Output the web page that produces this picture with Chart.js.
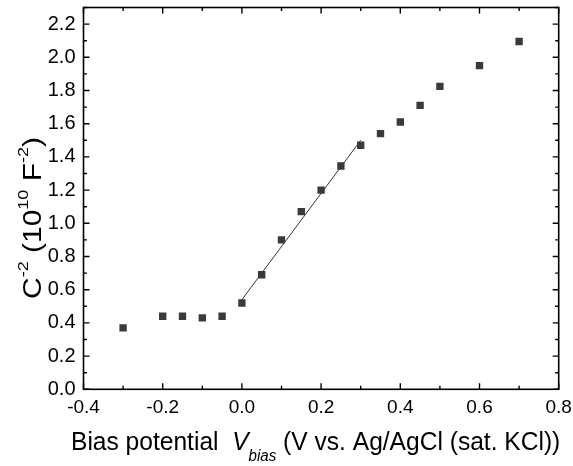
<!DOCTYPE html>
<html>
<head>
<meta charset="utf-8">
<script src="https://cdn.jsdelivr.net/npm/chart.js@4.4.1/dist/chart.umd.min.js"></script>
<style>
  html, body { margin: 0; padding: 0; background: #ffffff; }
  #wrap { width: 573px; height: 466px; position: relative; }
</style>
</head>
<body>
<div id="wrap"><canvas id="c"></canvas></div>
<script>
// Mott–Schottky data: bias potential (V vs. Ag/AgCl) and C^-2 (10^10 F^-2)
const biasV = [-0.30, -0.20, -0.15, -0.10, -0.05, 0.00, 0.05, 0.10, 0.15, 0.20, 0.25, 0.30, 0.35, 0.40, 0.45, 0.50, 0.60, 0.70];
const invC2 = [0.37, 0.44, 0.44, 0.43, 0.44, 0.52, 0.69, 0.90, 1.07, 1.20, 1.345, 1.47, 1.54, 1.61, 1.71, 1.825, 1.95, 2.095];

// Linear fit over the depletion region
const fitX = [0.00, 0.30];
const fitY = [0.54, 1.50];

// Axis ranges and tick steps
const xRange = [-0.4, 0.8];
const yRange = [0.0, 2.3];
const xMajor = 0.2, xMinor = 0.1;
const yMajor = 0.2, yMinor = 0.1;

const FONT = '"Liberation Sans", Arial, Helvetica, sans-serif';

const points = biasV.map((x, i) => ({ x: x, y: invC2[i] }));
const fitLine = fitX.map((x, i) => ({ x: x, y: fitY[i] }));

// Frame, inward major/minor ticks on all four sides, and axis titles
const framePlugin = {
  id: 'frameAndTitles',
  afterDraw(chart) {
    const ctx = chart.ctx;
    const a = chart.chartArea;
    const xs = chart.scales.x, ys = chart.scales.y;
    ctx.save();
    ctx.strokeStyle = '#000';
    ctx.lineWidth = 1.6;
    ctx.strokeRect(a.left, a.top, a.right - a.left, a.bottom - a.top);

    ctx.lineWidth = 1.4;
    ctx.beginPath();
    const nx = Math.round((xRange[1] - xRange[0]) / xMinor);
    for (let i = 0; i <= nx; i++) {
      const v = xRange[0] + i * xMinor;
      const px = xs.getPixelForValue(v);
      const len = (i % Math.round(xMajor / xMinor) === 0) ? 6 : 3.5;
      ctx.moveTo(px, a.bottom); ctx.lineTo(px, a.bottom - len);
      ctx.moveTo(px, a.top); ctx.lineTo(px, a.top + len);
    }
    const ny = Math.round((yRange[1] - yRange[0]) / yMinor);
    for (let i = 0; i <= ny; i++) {
      const v = yRange[0] + i * yMinor;
      const py = ys.getPixelForValue(v);
      const len = (i % Math.round(yMajor / yMinor) === 0) ? 6 : 3.5;
      ctx.moveTo(a.left, py); ctx.lineTo(a.left + len, py);
      ctx.moveTo(a.right, py); ctx.lineTo(a.right - len, py);
    }
    ctx.stroke();

    // draws a sequence of text runs along one baseline
    function runs(list) {
      let x = 0;
      ctx.textBaseline = 'alphabetic';
      ctx.textAlign = 'left';
      for (const r of list) {
        ctx.font = r.font;
        ctx.fillText(r.text, x, r.dy || 0);
        x += ctx.measureText(r.text).width;
      }
    }
    ctx.fillStyle = '#000';

    // x-axis title
    ctx.save();
    ctx.translate(71, 450);
    ctx.scale(0.945, 1);
    runs([
      { text: 'Bias potential  ', font: '26px ' + FONT },
      { text: 'V', font: 'italic 26px ' + FONT },
      { text: 'bias', font: 'italic 16px ' + FONT, dy: 11 },
      { text: ' (V vs. Ag/AgCl (sat. KCl))', font: '26px ' + FONT }
    ]);
    ctx.restore();

    // y-axis title, rotated to read upwards
    ctx.save();
    ctx.translate(41, 299);
    ctx.rotate(-Math.PI / 2);
    ctx.scale(1.2, 1);
    runs([
      { text: 'C', font: '25px ' + FONT },
      { text: '-2', font: '15px ' + FONT, dy: -13 },
      { text: ' (10', font: '25px ' + FONT },
      { text: '10', font: '15px ' + FONT, dy: -13 },
      { text: ' F', font: '25px ' + FONT },
      { text: '-2', font: '15px ' + FONT, dy: -13 },
      { text: ')', font: '25px ' + FONT }
    ]);
    ctx.restore();
    ctx.restore();
  }
};

new Chart(document.getElementById('c'), {
  type: 'scatter',
  data: {
    datasets: [
      {
        label: 'data',
        data: points,
        pointStyle: 'rect',
        pointRadius: 5.2,
        pointHoverRadius: 5.2,
        backgroundColor: '#3a3a3a',
        borderWidth: 0,
        showLine: false
      },
      {
        label: 'fit',
        data: fitLine,
        showLine: true,
        pointRadius: 0,
        borderColor: '#333333',
        borderWidth: 1,
        fill: false
      }
    ]
  },
  options: {
    responsive: true,
    maintainAspectRatio: false,
    animation: false,
    layout: { padding: { left: 0, right: 14.3, top: 7.5, bottom: 0 } },
    plugins: {
      legend: { display: false },
      tooltip: { enabled: false },
      title: { display: false }
    },
    scales: {
      x: {
        type: 'linear',
        min: xRange[0],
        max: xRange[1],
        border: { display: false },
        grid: { display: false, drawTicks: false },
        ticks: {
          stepSize: xMajor,
          autoSkip: false,
          includeBounds: false,
          padding: 7,
          color: '#000',
          font: { family: FONT, size: 19 },
          maxRotation: 0,
          callback: v => (Math.abs(v) < 1e-9 ? 0 : v).toFixed(1)
        },
        afterFit: s => {
          s.height = 76.7;
          s.paddingLeft = 0; s.paddingRight = 0;
        }
      },
      y: {
        type: 'linear',
        min: yRange[0],
        max: yRange[1],
        border: { display: false },
        grid: { display: false, drawTicks: false },
        ticks: {
          stepSize: yMajor,
          autoSkip: false,
          includeBounds: false,
          padding: 8,
          color: '#000',
          font: { family: FONT, size: 20 },
          callback: v => v.toFixed(1)
        },
        afterFit: s => {
          s.width = 83.5;
          s.paddingTop = 0; s.paddingBottom = 0;
        }
      }
    }
  },
  plugins: [framePlugin]
});
</script>
</body>
</html>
------------------------------
_Given task_. Copy exactly the lines running from the beginning of the listing through the line that has "const fitLine = fitX.map((x, i)". Drop the pictures.

_The output_.
Output the web page that produces this picture with Chart.js.
<!DOCTYPE html>
<html>
<head>
<meta charset="utf-8">
<script src="https://cdn.jsdelivr.net/npm/chart.js@4.4.1/dist/chart.umd.min.js"></script>
<style>
  html, body { margin: 0; padding: 0; background: #ffffff; }
  #wrap { width: 573px; height: 466px; position: relative; }
</style>
</head>
<body>
<div id="wrap"><canvas id="c"></canvas></div>
<script>
// Mott–Schottky data: bias potential (V vs. Ag/AgCl) and C^-2 (10^10 F^-2)
const biasV = [-0.30, -0.20, -0.15, -0.10, -0.05, 0.00, 0.05, 0.10, 0.15, 0.20, 0.25, 0.30, 0.35, 0.40, 0.45, 0.50, 0.60, 0.70];
const invC2 = [0.37, 0.44, 0.44, 0.43, 0.44, 0.52, 0.69, 0.90, 1.07, 1.20, 1.345, 1.47, 1.54, 1.61, 1.71, 1.825, 1.95, 2.095];

// Linear fit over the depletion region
const fitX = [0.00, 0.30];
const fitY = [0.54, 1.50];

// Axis ranges and tick steps
const xRange = [-0.4, 0.8];
const yRange = [0.0, 2.3];
const xMajor = 0.2, xMinor = 0.1;
const yMajor = 0.2, yMinor = 0.1;

const FONT = '"Liberation Sans", Arial, Helvetica, sans-serif';

const points = biasV.map((x, i) => ({ x: x, y: invC2[i] }));
const fitLine = fitX.map((x, i) => ({ x: x, y: fitY[i] }));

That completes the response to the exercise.